Any suggestions about what to do with this old GPS?
I had the Apollo Flybuddy 820 Plus _LORAN_ unit in my plane for several years, the plane came with it already installed when I bought it.
I purchased a one-time database update for it from UPSAT a couple years before they sold out to Garmin. I was fortunate enough that they actually gave me the larger capacity card for free, even though it was normally an extra $100 fee above the $85 for the database data itself. My original card was too small capacity to hold the newer database becuase the data had grown over the years. I never updated the database again after that, since the LORAN is slow, and only marginally accurate.

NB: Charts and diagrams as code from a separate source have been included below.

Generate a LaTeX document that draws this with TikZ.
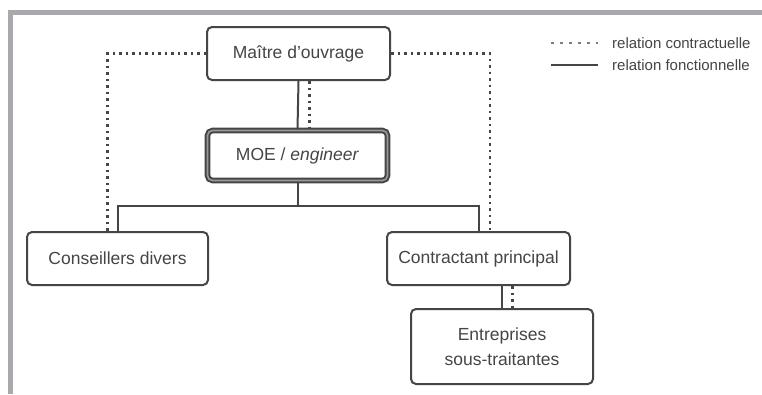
\documentclass[tikz,border=0pt]{standalone}
\usepackage{fontspec}
\setmainfont{Liberation Sans}
\definecolor{frame}{HTML}{A9A9AD}
\definecolor{ink}{HTML}{454545}
\begin{document}
\begin{tikzpicture}[x=1pt,y=-1pt,
  box/.style={draw=ink, line width=2pt, rounded corners=5pt, fill=white, text=ink,
    font=\fontsize{17.5}{25}\selectfont, inner sep=0pt, align=center},
  func/.style={draw=ink, line width=2pt},
  contr/.style={draw=ink, line width=2.2pt, dash pattern=on 2.5pt off 4pt},
  legtext/.style={text=ink, font=\fontsize{15}{17}\selectfont, anchor=west, inner sep=0pt}]
\useasboundingbox (0,0) rectangle (762,394);
\fill[white] (0,0) rectangle (762,394);
% grey frame
\draw[frame, line width=5pt] (10,394) -- (10,12.5) -- (762,12.5);

% nodes
\node[box, minimum width=183pt, minimum height=53pt] (maitre) at (298.5,53.5) {Maître d’ouvrage};
\node[box, minimum width=180pt, minimum height=50pt, line width=2pt, double=ink!55, double distance=1.6pt] (moe) at (297.5,155.5) {MOE / \textit{engineer}};
\node[box, minimum width=181pt, minimum height=53pt] (cons) at (117.5,258.5) {Conseillers divers};
\node[box, minimum width=183pt, minimum height=53pt] (contr) at (478.5,258.5) {Contractant principal};
\node[box, minimum width=182pt, minimum height=75pt] (entr) at (502,346.5) {Entreprises\\sous-traitantes};

% functional relations
\draw[func] (maitre.south) -- (moe.north);
\draw[func] (moe.south) -- ++(0,24) coordinate (j);
\draw[func] (j) -| (cons.north);
\draw[func] (j) -| (contr.north);
\draw[func] (entr.north |- contr.south) -- (entr.north);

% contractual relations
\draw[contr] ([xshift=11pt]maitre.south) -- ([xshift=11pt]maitre.south |- moe.north);
\draw[contr] (maitre.west) -| ([xshift=-10pt]cons.north);
\draw[contr] (maitre.east) -| ([xshift=11.5pt]contr.north);
\draw[contr] ([xshift=10.5pt]entr.north |- contr.south) -- ([xshift=10.5pt]entr.north);

% legend
\coordinate (l1a) at (551,43);
\coordinate (l1b) at (598,43);
\coordinate (l2a) at (551,65);
\coordinate (l2b) at (598,65);
\draw[draw=ink!70, line width=2pt, dash pattern=on 3pt off 6pt] (l1a) -- (l1b);
\draw[draw=ink, line width=2pt] (l2a) -- (l2b);
\node[legtext] (lt1) at (612,43) {relation contractuelle};
\node[legtext] (lt2) at (612,65) {relation fonctionnelle};
\end{tikzpicture}
\end{document}
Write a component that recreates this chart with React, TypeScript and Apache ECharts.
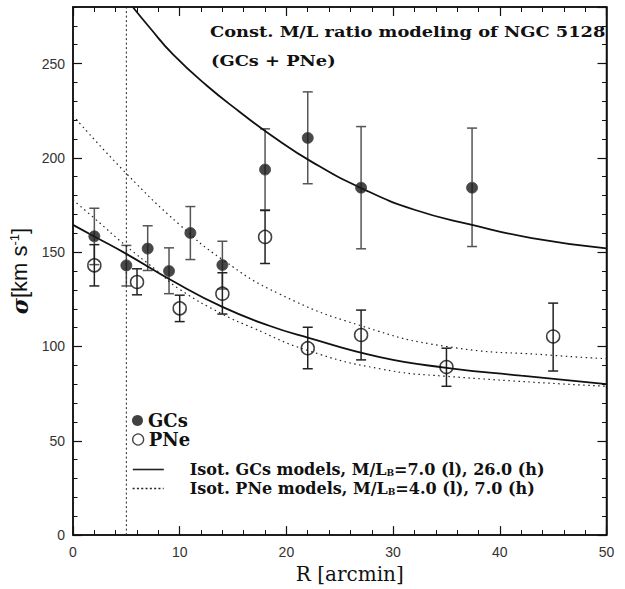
import React, { useEffect, useRef, useState } from "react";
import * as echarts from "echarts";

// GC data (filled circles)
const R_GC = [2, 5, 7, 9, 11, 14, 18, 22, 27, 37.4];
const SIG_GC = [158.4, 143, 151.9, 140, 160.2, 143.2, 193.8, 210.6, 184.2, 184.2];
const GC_LO = [143.4, 132.1, 140.3, 128, 146.1, 130.5, 172.4, 186.3, 151.8, 153];
const GC_HI = [173.3, 153.6, 164, 152.3, 174.2, 155.8, 215.4, 235, 216.6, 215.8];

// PNe data (open circles)
const R_PN = [2, 6, 10, 14, 18, 22, 27, 35, 45];
const SIG_PN = [143, 134.2, 120.2, 128, 158.1, 99.1, 106.1, 89.1, 105.3];
const PN_LO = [132.1, 127.4, 113.2, 117.2, 144, 88.2, 92.9, 78.9, 87];
const PN_HI = [154, 141.2, 127.2, 139.1, 172.1, 110.2, 119.3, 99.1, 123];

// Model curves
const GC_H_R = [5.6, 7.2, 9.35, 12.5, 15.6, 18.7, 22.5, 27, 32, 37.4, 43, 50];
const GC_H_S = [280, 269, 255, 238.5, 224.5, 211.5, 197.5, 184, 172.5, 164.5, 157.5, 152];
const GC_L_R = [0, 2, 5, 9.35, 14, 18.4, 22, 28.75, 35, 42, 50];
const GC_L_S = [164.5, 158.3, 149.1, 134.7, 121, 111, 104.7, 94.4, 88.7, 84.5, 80];
const PN_H_R = [0, 5, 10, 14, 19.4, 27, 35, 45, 50];
const PN_H_S = [222.4, 191.7, 164.5, 146.1, 127.7, 111, 100, 95.3, 93.5];
const PN_L_R = [0, 2, 5, 7.8, 10, 14, 16.8, 22, 28.75, 35, 50];
const PN_L_S = [177.7, 168, 153.2, 140.5, 130.3, 117.2, 110, 97.9, 88.2, 84.2, 78.9];

const R_CORE = 5;
const X_TICKS = [0, 50, 10];
const Y_TICKS = [0, 280, 50, 10];

const zip = (a: number[], b: number[]) => a.map((v, i) => [v, b[i]]);
const zip3 = (a: number[], b: number[], c: number[]) => a.map((v, i) => [v, b[i], c[i]]);

const AX = "#111";
const SERIF = "DejaVu Serif";
const SANS = "Liberation Sans, Arial, sans-serif";

function errRender(color: string) {
  return (params: any, api: any) => {
    const x = api.value(0);
    const lo = api.coord([x, api.value(1)]);
    const hi = api.coord([x, api.value(2)]);
    const hw = 5;
    const st = { stroke: color, lineWidth: 1.5 };
    return {
      type: "group",
      children: [
        { type: "line", shape: { x1: lo[0], y1: lo[1], x2: hi[0], y2: hi[1] }, style: st },
        { type: "line", shape: { x1: lo[0] - hw, y1: lo[1], x2: lo[0] + hw, y2: lo[1] }, style: st },
        { type: "line", shape: { x1: hi[0] - hw, y1: hi[1], x2: hi[0] + hw, y2: hi[1] }, style: st },
      ],
    };
  };
}

function xAxisCfg(pos: string, labels: boolean) {
  const cfg: any = {
    type: "value", position: pos, min: X_TICKS[0], max: X_TICKS[1], interval: X_TICKS[2],
    axisLine: { show: true, onZero: false, lineStyle: { color: AX, width: 1.5 } },
    axisTick: { show: true, inside: true, length: 9, lineStyle: { color: AX, width: 1.2 } },
    minorTick: { show: true, splitNumber: 5, length: 5, lineStyle: { color: AX, width: 1 } },
    axisLabel: { show: labels, color: "#333", fontSize: 14, fontFamily: SANS, margin: 10 },
    splitLine: { show: false }, minorSplitLine: { show: false },
  };
  if (labels) {
    cfg.name = "R [arcmin]";
    cfg.nameLocation = "middle";
    cfg.nameGap = 28;
    cfg.nameTextStyle = { fontFamily: SERIF, fontSize: 20, color: "#111", padding: [0, 0, 0, 20] };
  }
  return cfg;
}

function yAxisCfg(pos: string, major: boolean, labels: boolean) {
  const cfg: any = {
    type: "value", position: pos, min: Y_TICKS[0], max: Y_TICKS[1], interval: major ? Y_TICKS[2] : Y_TICKS[3],
    axisLine: { show: major, onZero: false, lineStyle: { color: AX, width: 1.5 } },
    axisTick: { show: true, inside: true, length: major ? 9 : 4.5, lineStyle: { color: AX, width: major ? 1.2 : 1 } },
    axisLabel: { show: labels, showMaxLabel: false, color: "#333", fontSize: 14, fontFamily: SANS, margin: 8 },
    splitLine: { show: false },
  };
  if (labels) {
    cfg.name = "{g|σ}{n|[km s}{sup|-1}{n|]}";
    cfg.nameLocation = "middle";
    cfg.nameGap = 40;
    cfg.nameRotate = 90;
    cfg.nameTextStyle = {
      color: "#111",
      rich: {
        g: { fontFamily: SERIF, fontStyle: "italic", fontWeight: "bold", fontSize: 22, color: "#111" },
        n: { fontFamily: SANS, fontSize: 22, color: "#111" },
        sup: { fontFamily: SANS, fontSize: 13, color: "#111", padding: [0, 0, 10, 0] },
      },
    };
  }
  return cfg;
}

const txt = (o: any) => ({ align: "left", verticalAlign: "middle", textAlign: "left", textVerticalAlign: "middle", ...o });

const subRich = { sub: { fontFamily: SERIF, fontWeight: "bold", fontSize: 9, color: "#111", padding: [7, 0, 0, 0] } };

function legendCfg(name: string, top: number, w: number, h: number, extra: any) {
  return {
    data: [name], left: 132, top, padding: 0, itemWidth: w, itemHeight: h, selectedMode: false, ...extra,
  };
}

export default function App() {
  const ref = useRef<HTMLDivElement>(null);
  const [, setReady] = useState(0);
  useEffect(() => {
    if (!ref.current) return;
    const chart = echarts.init(ref.current, null, { renderer: "svg" });
    const titleFont = { fontFamily: SERIF, fontWeight: "bold", fontSize: 15.5, fill: "#111" };
    const bigText = { fontFamily: SERIF, fontWeight: "bold", fontSize: 18, color: "#111" };
    const legText = { fontFamily: SERIF, fontWeight: "bold", fontSize: 16, color: "#111", padding: [0, 0, 0, 21], rich: subRich };
    const hideSym = { color: "rgba(0,0,0,0)", borderColor: "rgba(0,0,0,0)", borderWidth: 0, opacity: 0 };
    try {
      chart.setOption({
        animation: false,
        grid: { left: 73, right: 18.5, top: 7, bottom: 49.5, show: true, borderColor: AX, borderWidth: 1.5, backgroundColor: "rgba(0,0,0,0)" },
        xAxis: [xAxisCfg("bottom", true), xAxisCfg("top", false)],
        yAxis: [yAxisCfg("left", true, true), yAxisCfg("left", false, false), yAxisCfg("right", true, false), yAxisCfg("right", false, false)],
        legend: [
          legendCfg("GCs", 411.5, 11, 11, { icon: "circle", textStyle: bigText, itemStyle: { color: "#111", borderWidth: 0 } }),
          legendCfg("PNe", 430.5, 11, 11, { icon: "circle", textStyle: bigText, itemStyle: { color: "rgba(0,0,0,0)", borderColor: "#111", borderWidth: 1.3 } }),
          legendCfg("GC models", 461.5, 31, 14, {
            formatter: () => "Isot. GCs models, M/L{sub|B}=7.0 (l), 26.0 (h)", textStyle: legText,
            lineStyle: { color: "#222", width: 1.6 }, itemStyle: hideSym,
          }),
          legendCfg("PN models", 480.5, 31, 14, {
            formatter: () => "Isot. PNe models, M/L{sub|B}=4.0 (l), 7.0 (h)", textStyle: legText,
            lineStyle: { color: "#222", width: 1.3, type: [2, 2.3] }, itemStyle: hideSym,
          }),
        ],
        series: [
          { type: "line", data: [[R_CORE, Y_TICKS[0]], [R_CORE, Y_TICKS[1]]], symbol: "none", lineStyle: { color: "#222", width: 1, type: [2, 2.5] }, silent: true },
          { name: "GC models", type: "line", data: zip(GC_H_R, GC_H_S), smooth: true, symbol: "none", lineStyle: { color: "#111", width: 1.8 }, itemStyle: { color: "#111" } },
          { type: "line", data: zip(GC_L_R, GC_L_S), smooth: true, symbol: "none", lineStyle: { color: "#111", width: 1.8 } },
          { name: "PN models", type: "line", data: zip(PN_H_R, PN_H_S), smooth: true, symbol: "none", lineStyle: { color: "#222", width: 1.2, type: [1.5, 3.5] }, itemStyle: { color: "#222" } },
          { type: "line", data: zip(PN_L_R, PN_L_S), smooth: true, symbol: "none", lineStyle: { color: "#222", width: 1.2, type: [1.5, 3.5] } },
          { type: "custom", renderItem: errRender("#555"), data: zip3(R_GC, GC_LO, GC_HI), encode: { x: 0, y: [1, 2] }, z: 3 },
          { type: "custom", renderItem: errRender("#222"), data: zip3(R_PN, PN_LO, PN_HI), encode: { x: 0, y: [1, 2] }, z: 3 },
          { name: "GCs", type: "scatter", data: zip(R_GC, SIG_GC), symbol: "circle", symbolSize: 11, itemStyle: { color: "#1a1a1a", borderColor: "#444", borderWidth: 1 }, z: 5 },
          { name: "PNe", type: "scatter", data: zip(R_PN, SIG_PN), symbol: "circle", symbolSize: 13, itemStyle: { color: "rgba(0,0,0,0)", borderColor: "#111", borderWidth: 1.5 }, z: 5 },
        ],
        graphic: [
          { type: "text", x: 210, y: 31, scaleX: 1.15, style: txt({ ...titleFont, text: "Const. M/L ratio modeling of NGC 5128" }) },
          { type: "text", x: 211, y: 60, scaleX: 1.15, style: txt({ ...titleFont, text: "(GCs + PNe)" }) },
        ],
      });
    } catch (e) {
      // keep whatever was drawn
    }
    const t = setTimeout(() => setReady(1), 50);
    return () => { clearTimeout(t); chart.dispose(); };
  }, []);
  return (
    <div>
      <div ref={ref} style={{ width: 625, height: 589, position: "absolute", left: 0, top: 0 }} />
    </div>
  );
}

I've since pulled the Flybuddy LORAN out of the plane, and had an Airgizmo GPS panel dock installed to hold a Garmin 196/296/396/496 where the old LORAN used to reside, along with moving some of the other radios down the stack to make the extra room needed. I'm fortunate enough to have an A&P/IA who signed it off as a minor alteration, and the local FSDO actually agrees the Airgizmo dock is perfectly acceptable as a minor alteration, unlike in some parts of the US where the FSDOs really get their knickers in a bunch over the Airgizmo docks.

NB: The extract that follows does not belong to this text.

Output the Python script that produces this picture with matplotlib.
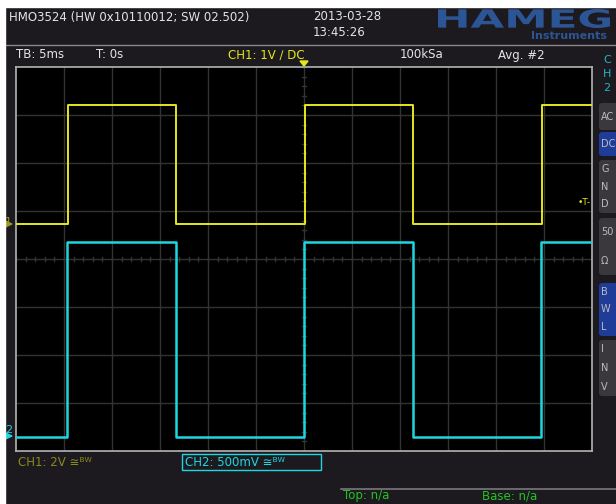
import numpy as np
import matplotlib
matplotlib.use("Agg")
import matplotlib.pyplot as plt
from matplotlib.patches import Rectangle, FancyBboxPatch, PathPatch, Polygon
from matplotlib.textpath import TextPath
from matplotlib.transforms import Affine2D
from matplotlib.font_manager import FontProperties

# scope settings
tb_ms_per_div = 5.0
ch1_volts_per_div = 2.0
ch2_volts_per_div = 0.5
ch1_offset_div = 0.73     # ground marker "1"
ch2_offset_div = -3.71    # ground marker "2"
trig_level_div = 1.17

# captured square waves (edge times in ms, levels in V)
ch1_edges_ms = [-24.6, -13.35, 0.1, 11.35, 24.8]
ch1_low, ch1_high = 0.0, 4.96
ch2_edges_ms = [-24.7, -13.35, 0.05, 11.35, 24.7]
ch2_low, ch2_high = 0.0, 2.03

W, H = 616, 504
BG = "#1c1a1e"
YEL = "#e6e61e"
CYAN = "#1ed6e0"
GRID = "#333333"

fig = plt.figure(figsize=(W / 100, H / 100), dpi=100)
fig.patch.set_facecolor(BG)

# overlay in pixel coords
deco = fig.add_axes([0, 0, 1, 1])
deco.set_xlim(0, W)
deco.set_ylim(H, 0)
deco.axis("off")
deco.add_patch(Rectangle((0, 0), W, 7, color="white", zorder=5))
deco.add_patch(Rectangle((0, 0), 5, H, color="white", zorder=5))
deco.plot([5, W], [44.5, 44.5], color="#8a888c", lw=1)
deco.plot([341, W], [488.5, 488.5], color="#7a787c", lw=1.2)

txt = dict(fontsize=8.5, va="center", ha="left", color="#e4e4e4")
deco.text(9, 17, "HMO3524 (HW 0x10110012; SW 02.502)", **txt)
deco.text(313, 16, "2013-03-28", **txt)
deco.text(313, 32, "13:45:26", **txt)
deco.text(16, 55, "TB: 5ms", **txt)
deco.text(96, 55, "T: 0s", **txt)
deco.text(228, 55, "CH1: 1V \u2215 DC", **dict(txt, color=YEL))
deco.text(400, 55, "100kSa", **txt)
deco.text(498, 55, "Avg. #2", **txt)
deco.add_patch(Polygon([[300, 61], [308, 61], [304, 66]], color=YEL))

# HAMEG logo
fp = FontProperties(family="DejaVu Sans", weight="bold")
logo = TextPath((0, 0), "HAMEG", size=20, prop=fp)
bb = logo.get_extents()
sx = 172 / bb.width
sy = 19 / bb.height
tr = Affine2D().translate(-bb.x0, -bb.y0).scale(sx, -sy).translate(438, 28)
deco.add_patch(PathPatch(tr.transform_path(logo), color="#2c5596", lw=0))
deco.text(607, 36, "Instruments", fontsize=8, fontweight="bold", color="#2c5596",
          ha="right", va="center")

# left ground markers
deco.text(5, 222, "1", fontsize=8, color="#9a9a20", va="center")
deco.annotate("", xy=(16, 224), xytext=(6, 224),
              arrowprops=dict(arrowstyle="-|>", color="#9a9a20", lw=1))
deco.text(5, 430, "2", fontsize=8, color=CYAN, va="center")
deco.annotate("", xy=(16, 436), xytext=(6, 436),
              arrowprops=dict(arrowstyle="-|>", color=CYAN, lw=1))

# bottom labels
deco.text(18, 462, "CH1: 2V \u2245\u1d2e\u1d42", fontsize=8.5, color="#8a8a1e", va="center")
deco.add_patch(Rectangle((182, 453.5), 139, 16, fill=False, ec=CYAN, lw=1))
deco.text(185, 462, "CH2: 500mV \u2245\u1d2e\u1d42", fontsize=8.5, color=CYAN, va="center")
deco.text(343, 496, "Top: n/a", fontsize=8.5, color="#22c422", va="center")
deco.text(482, 496, "Base: n/a", fontsize=8.5, color="#22c422", va="center")

# right side channel menu
deco.text(603, 60, "C", fontsize=8, color="#1cb8c4", va="center")
deco.text(603, 74, "H", fontsize=8, color="#1cb8c4", va="center")
deco.text(603, 88, "2", fontsize=8, color="#1cb8c4", va="center")
buttons = [(103, 130, "#3a383c", ["AC"]), (132, 156, "#1e3c98", ["DC"]),
           (160, 213, "#3a383c", ["G", "N", "D"]), (218, 275, "#3a383c", ["50", "\u03a9"]),
           (283, 336, "#1e3c98", ["B", "W", "L"]), (340, 396, "#3a383c", ["I", "N", "V"])]
for y0, y1, col, labels in buttons:
    deco.add_patch(FancyBboxPatch((599, y0), 30, y1 - y0, boxstyle="round,pad=0,rounding_size=3",
                                  fc=col, ec="none"))
    step = (y1 - y0) / len(labels)
    for i, lab in enumerate(labels):
        deco.text(601, y0 + step * (i + 0.5), lab, fontsize=7, color="#bcbcbc", va="center")

# scope screen
ax = fig.add_axes([16 / W, (H - 451) / H, 576 / W, 384 / H])
ax.set_facecolor("black")
ax.set_xlim(-6, 6)
ax.set_ylim(-4, 4)
ax.set_xticks([])
ax.set_yticks([])
for s in ax.spines.values():
    s.set_color("#b4b4b4")
    s.set_linewidth(1.2)
for gx in range(-5, 6):
    ax.axvline(gx, color=GRID, lw=1)
for gy in range(-3, 4):
    ax.axhline(gy, color=GRID, lw=1)
minor_x = np.arange(-6, 6.01, 0.2)
minor_y = np.arange(-4, 4.01, 0.2)
ax.plot(np.repeat(minor_x, 2).reshape(-1, 2).T, np.tile([-0.05, 0.05], (len(minor_x), 1)).T,
        color=GRID, lw=1)
ax.plot(np.tile([-0.05, 0.05], (len(minor_y), 1)).T, np.repeat(minor_y, 2).reshape(-1, 2).T,
        color=GRID, lw=1)


def square(edges, low, high, t0=-30.0, t1=30.0):
    t = [t0]
    v = [low]
    level = low
    for e in edges:
        t += [e, e]
        v += [level, high if level == low else low]
        level = v[-1]
    t.append(t1)
    v.append(level)
    return np.array(t), np.array(v)


t1, v1 = square(ch1_edges_ms, ch1_low, ch1_high)
t2, v2 = square(ch2_edges_ms, ch2_low, ch2_high)
ax.plot(t1 / tb_ms_per_div, v1 / ch1_volts_per_div + ch1_offset_div, color=YEL, lw=1.4, zorder=4)
ax.plot(t2 / tb_ms_per_div, v2 / ch2_volts_per_div + ch2_offset_div, color=CYAN, lw=1.8, zorder=3)

deco.text(578, trig_level_div * -48 + 259, "\u2022T-", fontsize=6.5, color=YEL, va="center")
deco.set_zorder(ax.get_zorder() + 1)
deco.patch.set_visible(False)

fig.savefig("out.png", dpi=100, facecolor=BG)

Since your particular FlyBuddy 820 is the GPS version and not a Loran, I believe it's an 8-channel receiver, and the user interface on these is so easy to operate, if it were mine and still working in good order, I'd probably be inclined to go ahead and spend a one-time $200 to get the newer style card with a fresh database on it, and keep it as a back-up. It might even be worth a once-a-year update as long as they don't hit you with the full $200 each time, since I think that probably includes the cost of the new larger capacity card for this purchase. Once you've got a large capacity card, I think they sell the database updates alone for much less (85-100?) and you just return your old card for credit as long as it's one of the high-capacity flash memory card, which are still used by the Apollo GPS 2001 and the later GX series too, so they can keep recycling those flash memory cards. They don't want the old low-capacity cards back since they're totally obsolete now.
I don't like flying X-C into places I've never been before with only one navigational system onboard, and it was nice to have both a portable GPS on board and a Loran, and now I just have a Garmin 196 in the Airgizmo dock, and I keep an older Garmin handheld in my flight bag with spare batteries in case the docked 196 quits during a flight.